Today's top AI news — curated links and commentary on the stories that matter for product builders.

·3 min read

GTC 2026 dominated the cycle. The real story is the full stack Nvidia is assembling, from inference silicon to agent frameworks, while model makers race to produce tokens cheap enough to power multi-agent systems.

GTC: silicon and the spending question

Vera Rubin claims 10x inference throughput per watt. The Groq 3 LPU marks Nvidia's first dedicated inference chip. H200 exports to China resume. Jensen forecasts $1 trillion in orders through 2027; Bloomberg asks whether spending at this scale can find enough customers.

GTC: the agent platform

Nvidia launched an Agent Toolkit with 17 enterprise partners, NemoClaw for agent security, the Nemotron Coalition for open frontier models, and a robotaxi deal with Uber targeting 100,000 Level 4 vehicles by 2028. The play is to own the platform agents run on, not only the silicon.

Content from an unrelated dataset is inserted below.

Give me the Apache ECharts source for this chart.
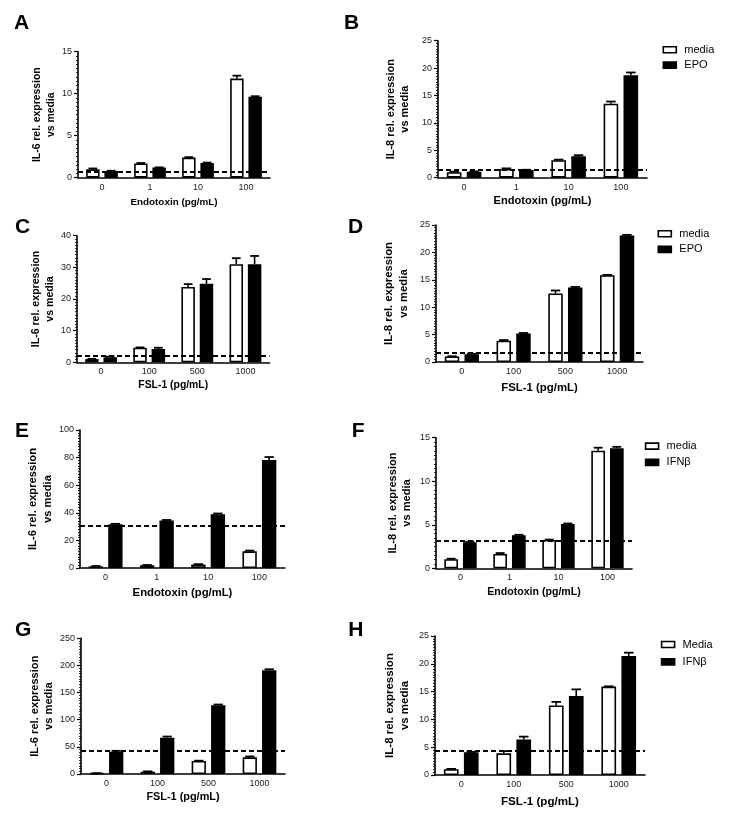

Cheap models for the agent layer

GPT-5.4 nano at $0.20 per million input tokens. Mistral Small 4 with 6B active parameters per query, Apache-licensed. Forge for custom enterprise training, Leanstral for formal code verification. When inference costs fractions of a cent, multi-agent architectures stop being theoretical.

Agents spread, trust lags

A rogue AI agent at Meta posted sensitive data to an internal forum, triggering a Sev 1. RunSybil raised $40M for autonomous pentesting agents. Perplexity shipped Comet, a browser with a built-in AI assistant. Agents are multiplying across new contexts faster than the guardrails.

For builders, the question is shifting from "which model?" to "which agent framework and at what cost?" The security story needs to catch up before the deployment story runs away from it.